The further contention is made that the evidence of Anthony was incompetent as an attempt to vary the terms of the written contract entered into by Anthony and Bills and Cline at the time of the purchase of the mortgage, but there is no merit in this. The evidence had no such tendency as ascribed to it, but was offered and received, only upon the question of knowledge and good faith of Bills and Cline in making the purchase.
It is objected that no notice of rescission was given before suit, but this was not necessary. When a party seeks *54to rescind a contract by his own act, he must give the other party notice; but when he seeks the aid of a court for that purpose, the bringing of the action is sufficient disaffirmance for the purpose of the action. Knappen v. Freeman, 47 Minn. 491; First Nat. Bank v. Blocker, 150 Minn. 337.

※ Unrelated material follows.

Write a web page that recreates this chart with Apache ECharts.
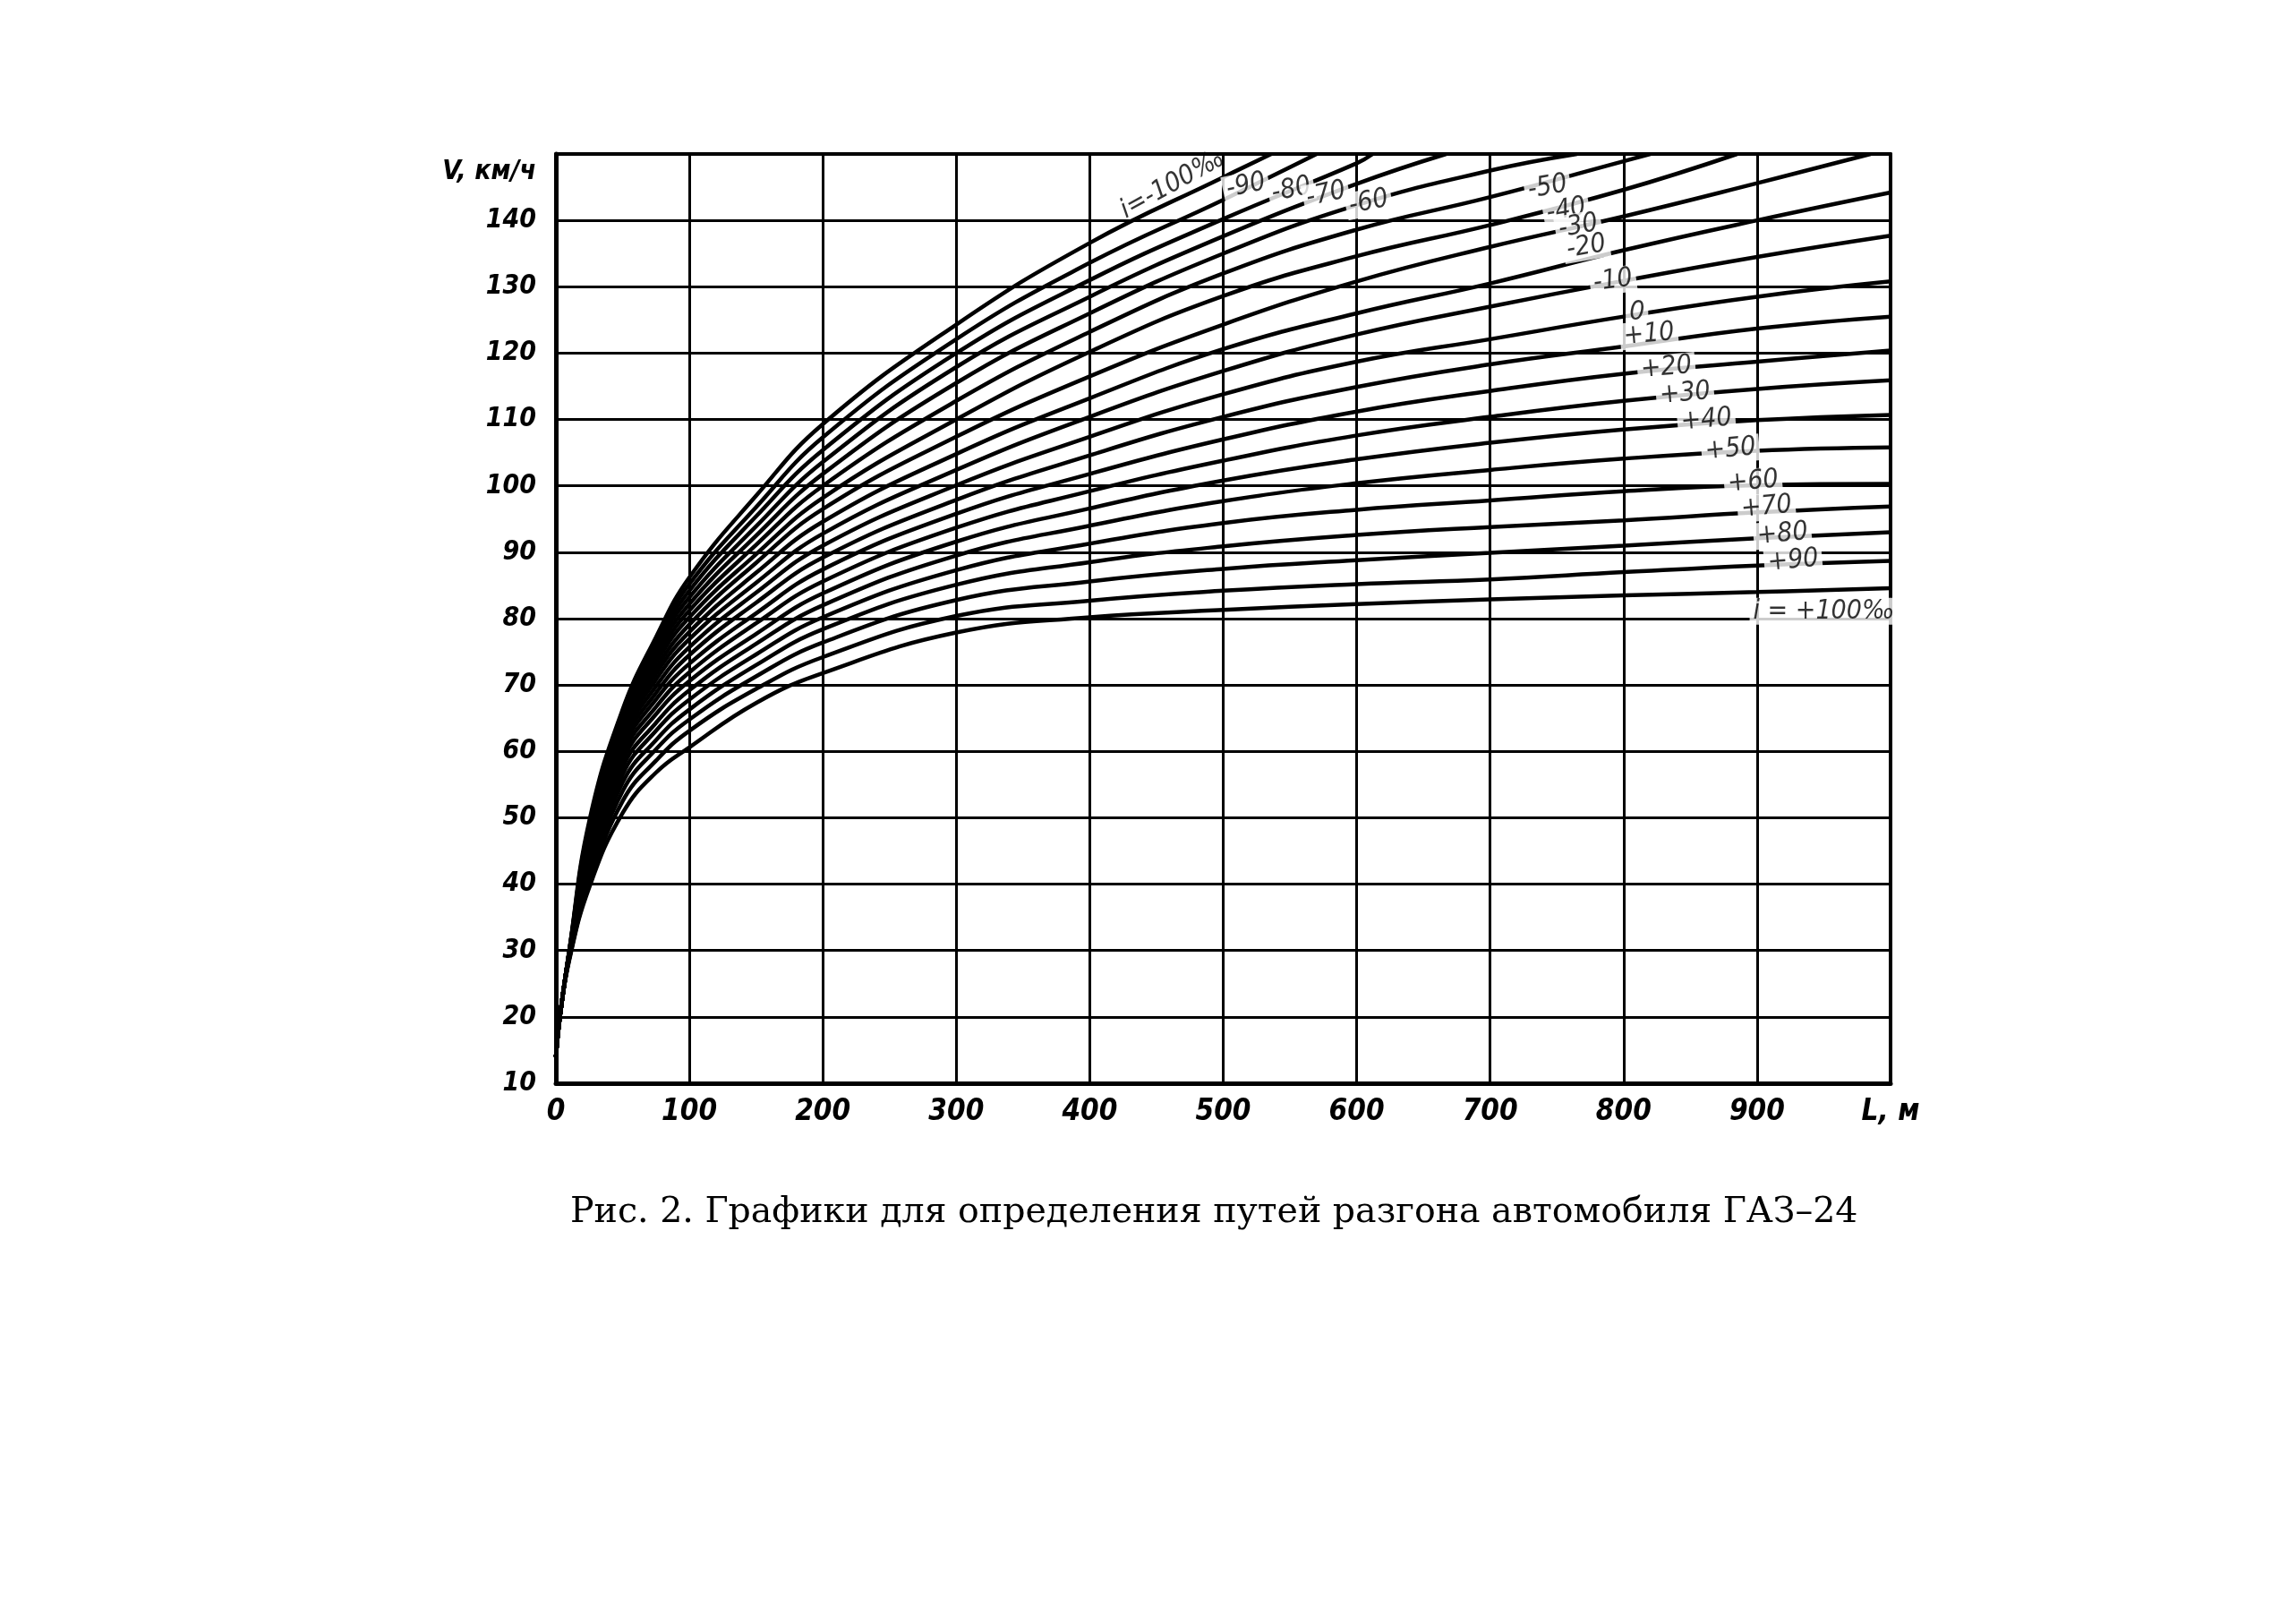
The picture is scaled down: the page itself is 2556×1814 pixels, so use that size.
<!DOCTYPE html>
<html><head><meta charset="utf-8">
<script src="https://cdn.jsdelivr.net/npm/echarts@6/dist/echarts.min.js"></script>
<style>html,body{margin:0;padding:0;background:#fff}#c{width:2556px;height:1814px}</style>
</head><body><div id="c"></div>
<script>
// ---- data: [L (m), V (km/h)] per gradient curve (‰) ----
const c_m100 = [[0,14],[3,20],[10,30.0],[25,49.5],[50,66.3],[75,77.2],[100,86.2],[150,98.5],[200,109.3],[300,124.3],[400,136.6],[500,146.5],[536,150]];
const c_m90  = [[0,14],[3,20],[10,29.9],[25,49.0],[50,66.0],[75,76.8],[100,85.2],[150,96.8],[200,107.3],[300,122.1],[400,133.6],[500,143.1],[570,150]];
const c_m80  = [[0,14],[3,20],[10,29.9],[25,48.5],[50,65.6],[75,76.2],[100,84.2],[150,95.4],[200,105.4],[300,120.0],[400,131.0],[500,140.2],[600,148.6],[612,150]];
const c_m70  = [[0,14],[3,20],[10,29.8],[25,48.0],[50,65.2],[75,75.6],[100,83.2],[150,93.9],[200,103.6],[300,117.9],[400,128.5],[500,137.6],[600,145.5],[667,150]];
const c_m60  = [[0,14],[3,20],[10,29.8],[25,47.5],[50,64.8],[75,74.9],[100,82.2],[150,92.5],[200,101.8],[300,115.5],[400,126.0],[500,135.0],[600,142.3],[700,147.5],[765,150]];
const c_m50  = [[0,14],[3,20],[10,29.7],[25,47.0],[50,64.4],[75,74.1],[100,81.2],[150,91.1],[200,100.0],[300,112.8],[400,123.2],[500,132.0],[600,138.6],[700,143.5],[800,148.9],[820,150]];
const c_m40  = [[0,14],[3,20],[10,29.7],[25,46.5],[50,63.9],[75,73.4],[100,80.2],[150,89.7],[200,98.2],[300,110.0],[400,120.2],[500,128.6],[600,134.6],[700,139.3],[800,144.6],[885,150]];
const c_m30  = [[0,14],[3,20],[10,29.6],[25,46.0],[50,63.4],[75,72.5],[100,79.1],[150,88.4],[200,96.5],[300,107.4],[400,116.5],[500,124.3],[600,130.8],[700,136.0],[800,140.6],[900,145.6],[985,150]];
const c_m20  = [[0,14],[3,20],[10,29.6],[25,45.5],[50,62.9],[75,71.7],[100,78.0],[150,86.9],[200,94.6],[300,104.8],[400,113.2],[500,120.6],[600,126.0],[700,130.5],[800,135.5],[900,140.0],[1000,144.2]];
const c_m10  = [[0,14],[3,20],[10,29.5],[25,45.0],[50,62.3],[75,70.8],[100,76.9],[150,85.4],[200,92.8],[300,102.4],[400,110.4],[500,117.3],[600,122.8],[700,127.0],[800,130.9],[900,134.5],[1000,137.7]];
const c_0    = [[0,14],[3,20],[10,29.5],[25,44.5],[50,61.7],[75,69.8],[100,75.7],[150,83.9],[200,91.0],[300,100.1],[400,107.4],[500,113.8],[600,118.7],[700,122.1],[800,125.5],[900,128.5],[1000,130.8]];
const c_p10  = [[0,14],[3,20],[10,29.4],[25,44.0],[50,61.0],[75,68.8],[100,74.5],[150,82.4],[200,89.2],[300,97.9],[400,104.6],[500,110.4],[600,114.9],[700,118.3],[800,121.0],[900,123.7],[1000,125.5]];
const c_p20  = [[0,14],[3,20],[10,29.4],[25,43.5],[50,60.3],[75,67.8],[100,73.2],[150,80.8],[200,87.4],[300,95.8],[400,101.8],[500,107.0],[600,111.2],[700,114.3],[800,116.9],[900,118.7],[1000,120.4]];
const c_p30  = [[0,14],[3,20],[10,29.3],[25,43.0],[50,59.5],[75,66.7],[100,71.9],[150,79.3],[200,85.6],[300,93.7],[400,99.2],[500,103.8],[600,107.6],[700,110.4],[800,112.8],[900,114.6],[1000,115.9]];
const c_p40  = [[0,14],[3,20],[10,29.2],[25,42.5],[50,58.6],[75,65.6],[100,70.6],[150,77.7],[200,83.8],[300,91.6],[400,96.6],[500,100.8],[600,104.0],[700,106.5],[800,108.5],[900,109.9],[1000,110.7]];
const c_p50  = [[0,14],[3,20],[10,29.1],[25,42.0],[50,57.6],[75,64.3],[100,69.2],[150,76.2],[200,82.0],[300,89.5],[400,94.0],[500,97.7],[600,100.4],[700,102.4],[800,104.1],[900,105.3],[1000,105.8]];
const c_p60  = [[0,14],[3,20],[10,29.0],[25,41.5],[50,56.5],[75,63.1],[100,67.8],[150,74.6],[200,80.2],[300,87.3],[400,91.3],[500,94.4],[600,96.4],[700,97.8],[800,99.2],[900,100.1],[1000,100.3]];
const c_p70  = [[0,14],[3,20],[10,28.9],[25,41.0],[50,55.3],[75,61.7],[100,66.3],[150,73.0],[200,78.4],[300,85.1],[400,88.5],[500,90.9],[600,92.6],[700,93.8],[800,94.8],[900,96.0],[1000,96.9]];
const c_p80  = [[0,14],[3,20],[10,28.8],[25,40.5],[50,54.0],[75,60.3],[100,64.8],[150,71.3],[200,76.4],[300,82.8],[400,85.6],[500,87.5],[600,88.8],[700,89.9],[800,91.0],[900,92.1],[1000,93.0]];
const c_p90  = [[0,14],[3,20],[10,28.7],[25,40.0],[50,52.5],[75,58.6],[100,63.1],[150,69.4],[200,74.2],[300,80.4],[400,82.7],[500,84.2],[600,85.2],[700,85.9],[800,87.0],[900,88.0],[1000,88.7]];
const c_p100 = [[0,14],[3,20],[10,28.5],[25,39.5],[50,50.7],[75,56.8],[100,60.6],[150,67.3],[200,71.8],[300,77.9],[400,80.2],[500,81.3],[600,82.2],[700,82.9],[800,83.5],[900,84.0],[1000,84.6]];

const CURVE_NAMES = ['-100','-90','-80','-70','-60','-50','-40','-30','-20','-10','0','+10','+20','+30','+40','+50','+60','+70','+80','+90','+100'];
const CURVES = [c_m100,c_m90,c_m80,c_m70,c_m60,c_m50,c_m40,c_m30,c_m20,c_m10,c_0,c_p10,c_p20,c_p30,c_p40,c_p50,c_p60,c_p70,c_p80,c_p90,c_p100];

// curve labels: text and where they sit (L, V)
const LABEL_TEXT = ['i=-100‰','-90','-80','-70','-60','-50','-40','-30','-20','-10','0','+10','+20','+30','+40','+50','+60','+70','+80','+90','i = +100‰'];
const LABEL_L    = [462, 517, 551, 577, 609, 743, 757, 766, 772, 792, 810, 819, 832, 846, 862, 880, 897, 907, 919, 927, 950];
const LABEL_V    = [145.4, 145.2, 144.6, 143.9, 142.7, 145.0, 141.5, 139.1, 136.0, 130.9, 126.1, 122.8, 117.8, 113.9, 109.9, 105.5, 100.6, 96.8, 92.7, 88.7, 81.1];

const X_MIN = 0, X_MAX = 1000, X_STEP = 100;
const Y_MIN = 10, Y_MAX = 150, Y_STEP = 10;
const X_NAME = 'L, м';
const Y_NAME = 'V, км/ч';
const CAPTION = 'Рис. 2. Графики для определения путей разгона автомобиля ГАЗ–24';

// ---- chart ----
const HAND = '"Liberation Sans Narrow","DejaVu Sans Condensed","Liberation Sans",sans-serif';
const labelRot = {'i=-100‰':29,'-90':12,'-80':12,'-70':12,'-60':12,'-50':10,'-40':10,'-30':10,'-20':10,'-10':8,'0':0,'i = +100‰':0};

const chart = echarts.init(document.getElementById('c'), null, {renderer:'canvas'});

const lineSeries = CURVES.map((d, k) => ({
  name: CURVE_NAMES[k], type: 'line', data: d, showSymbol: false, symbol: 'none',
  smooth: 0.45, clip: true, z: 3,
  lineStyle: {color: '#000', width: 4.5}, emphasis: {disabled: true}
}));

const labelData = LABEL_TEXT.map((t, k) => ({
  value: [LABEL_L[k], LABEL_V[k]], name: t,
  label: {rotate: (t in labelRot) ? labelRot[t] : 5,
          backgroundColor: t === 'i=-100‰' ? 'transparent' : '#fff'}
}));

chart.setOption({
  animation: false,
  backgroundColor: '#fff',
  title: {
    text: CAPTION, left: 632, top: 1330,
    textStyle: {fontFamily: '"DejaVu Serif","Liberation Serif",serif', fontSize: 39.5, fontWeight: 'normal', color: '#000'}
  },
  grid: {left: 621, top: 172, width: 1491, height: 1038, containLabel: false},
  xAxis: [{
    type: 'value', min: X_MIN, max: X_MAX, interval: X_STEP, position: 'bottom',
    axisLine: {show: true, onZero: false, lineStyle: {color: '#000', width: 5}},
    axisTick: {show: false},
    splitLine: {show: true, lineStyle: {color: '#000', width: 3}},
    axisLabel: {
      margin: 16, color: '#000', fontFamily: HAND, fontStyle: 'italic', fontWeight: 'bold', fontSize: 33,
      formatter: v => v === X_MAX ? X_NAME : String(v)
    }
  }, {
    type: 'value', min: X_MIN, max: X_MAX, position: 'top',
    axisLine: {show: true, onZero: false, lineStyle: {color: '#000', width: 4}},
    axisTick: {show: false}, axisLabel: {show: false}, splitLine: {show: false}
  }],
  yAxis: [{
    type: 'value', min: Y_MIN, max: Y_MAX, interval: Y_STEP, position: 'left',
    axisLine: {show: true, onZero: false, lineStyle: {color: '#000', width: 5}},
    axisTick: {show: false},
    splitLine: {show: true, lineStyle: {color: '#000', width: 3}},
    axisLabel: {
      margin: 22, color: '#000', fontFamily: HAND, fontStyle: 'italic', fontWeight: 'bold', fontSize: 30,
      formatter: v => v === Y_MAX ? '{u|' + Y_NAME + '}' : String(v),
      rich: {u: {fontFamily: HAND, fontStyle: 'italic', fontWeight: 'bold', fontSize: 30, color: '#000', padding: [40, 0, 0, 0]}}
    }
  }, {
    type: 'value', min: Y_MIN, max: Y_MAX, position: 'right',
    axisLine: {show: true, onZero: false, lineStyle: {color: '#000', width: 4}},
    axisTick: {show: false}, axisLabel: {show: false}, splitLine: {show: false}
  }],
  series: lineSeries.concat([{
    type: 'scatter', data: labelData, symbolSize: 0, z: 10, silent: true,
    label: {
      show: true, position: 'inside', formatter: p => p.name,
      color: '#000', fontFamily: HAND, fontStyle: 'italic', fontSize: 30,
      padding: [0, 4, 0, 4]
    },
    emphasis: {disabled: true}
  }])
});
</script></body></html>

Complaint is made that the decree is for damages which are recoverable in a law action; but the court of equity having obtained jurisdiction of the action for rescission, and having found for plaintiff, had the power to grant relief in the form of a money decree, it appearing that the note and mortgage had passed into the hands of an innocent party and could not be ordered delivered up as prayed. The petition contained a prayer for general relief.
The cross-appellants complain of the refusal of the court to dispose of their several contentions as between themselves, but we think the discretion of the court in this regard was properly exercised.
Upon a careful and thorough consideration of the entire record, we are convinced that the findings and judgment of the district court are correct, with this exception: There is no evidence to sustain a finding that in the sale of the stock in question Anthony was the agent of the Sarvis Lumber Company; on the contrary, it is beyond dispute that he was acting for himself alone. It follows that the judgment against the Sarvis Lumber Company must be reversed and the action dismissed; in all other respects it is affirmed.
Affirmed in part, and, reversed in part.
Note — See Witnesses, 40 Cyc. p. 2281 — Cancelation of Instruments, 9 C. J. p. 1207, sec. 91; p. 1262, sec. 210; p. 1251, sec. 188; Corporations, 14 C. J. p. 713, sec. 1093.